LUCI DEL VARIETÀ / VARIETY LIGHTS (1950)

After a score of writing credits over a decade, Federico Fellini finally took to the director’s chair, sharing writing & directing duties with the more experienced Alberto Lattuada. Yet in story, character & most especially tone, it’s already all Fellini; and like so much early Fellini, wonderfully human & inventive. The story isn’t particularly fresh: Third-rate vaudeville troupe adds pretty young thing to their line-up and watch helplessly as her ambition & sheer star wattage upset relationships & a well-established pecking order. Eventually, she’ll move onward & upward, while the old declining pros regroup just in time for their manager to spot another fresh young thing and close the narrative circle. But in atmosphere; in eccentric, but believable characterizations; in its view of a fast changing Italian society; it’s freshly felt, witty & emotionally involving; and technically immaculate. Was there ever a more natural moviemaker?

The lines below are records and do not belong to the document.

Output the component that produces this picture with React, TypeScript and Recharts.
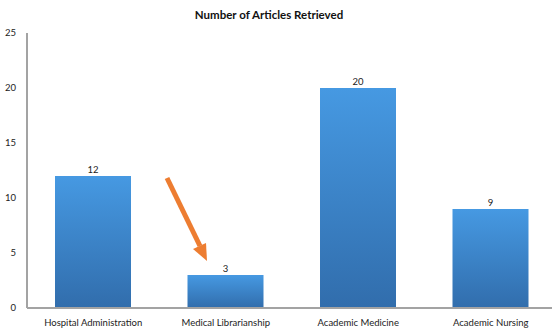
import { BarChart, Bar, XAxis, YAxis, LabelList } from 'recharts';

const categories = ['Hospital Administration', 'Medical Librarianship', 'Academic Medicine', 'Academic Nursing'];
const articles = [12, 3, 20, 9];
const yTicks = [0, 5, 10, 15, 20, 25];

const data = categories.map((name, i) => ({ name, articles: articles[i] }));

const FONT = 'Lato, "Open Sans", sans-serif';

function App() {
    return (
        <div style={{ position: 'absolute', left: 0, top: 0, width: 552, height: 329, overflow: 'hidden', background: '#fff' }}>
            <div style={{ position: 'absolute', left: 0, width: 538, top: 8, textAlign: 'center', fontFamily: FONT, fontWeight: 700, fontSize: 11.5, color: '#111' }}>
                Number of Articles Retrieved
            </div>
            <BarChart width={560} height={329} data={data} margin={{ top: 33, right: 3, left: 0, bottom: 0 }} barSize={76}>
                <defs>
                    <linearGradient id="barFill" x1="0" y1="0" x2="0" y2="1">
                        <stop offset="0%" stopColor="#4699e2" />
                        <stop offset="100%" stopColor="#316dac" />
                    </linearGradient>
                </defs>
                <XAxis dataKey="name" height={21} tickLine={false} tickMargin={5} interval={0}
                    axisLine={{ stroke: '#a3a3a3', strokeWidth: 2 }}
                    tick={{ fontSize: 9.5, fill: '#222', fontFamily: FONT }} />
                <YAxis width={27} domain={[0, 25]} ticks={yTicks} tickLine={false} tickMargin={5}
                    axisLine={{ stroke: '#a3a3a3', strokeWidth: 2 }}
                    tick={{ fontSize: 9.5, fill: '#222', fontFamily: FONT }} />
                <Bar dataKey="articles" fill="url(#barFill)" isAnimationActive={false}>
                    <LabelList dataKey="articles" position="top" offset={3} style={{ fontSize: 9.5, fill: '#222', fontFamily: FONT }} />
                </Bar>
            </BarChart>
            {/* orange annotation arrow */}
            <svg width={552} height={329} style={{ position: 'absolute', left: 0, top: 0, pointerEvents: 'none' }}>
                <line x1={167} y1={178} x2={200} y2={246} stroke="#ed7d31" strokeWidth={5} />
                <polygon points="207,261 193,249 206,243" fill="#ed7d31" />
            </svg>
        </div>
    );
}

export default App;
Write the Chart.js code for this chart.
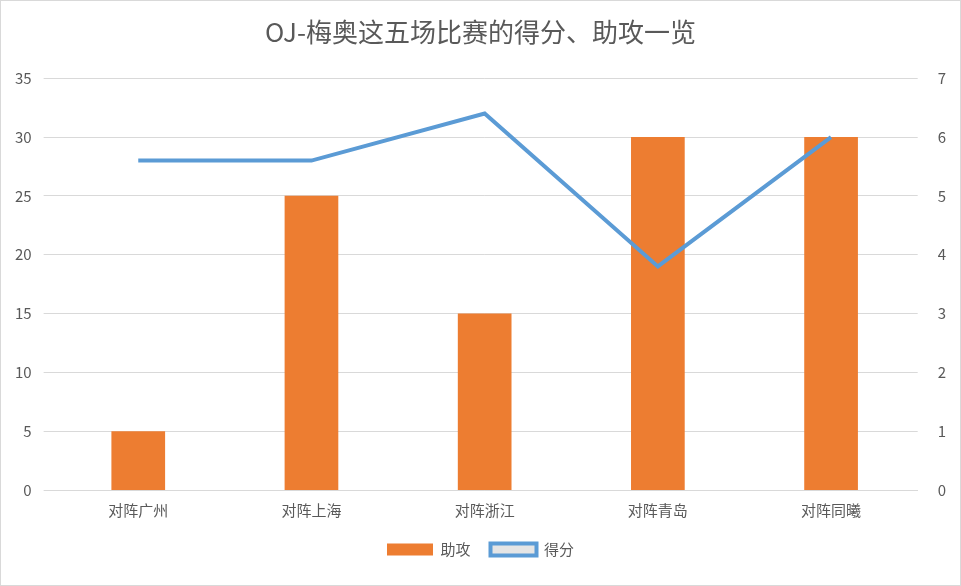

Fellini’s wife, Giulietta Masina, is just about perfect as the temporarily spurned wife of the manager, while Lattauda (no slouch himself*) also brings relatives onto the payroll in producer/brother Bianca and composer/father Felice Lattuada. Fellini’s composer-for-life, Nino Rota, will show on his next, THE WHITE SHEIK/’52.

DOUBLE-BILL: *Since Fellini gets all the attention, why not try Lattuada? At his best in MAFIOSA/’62.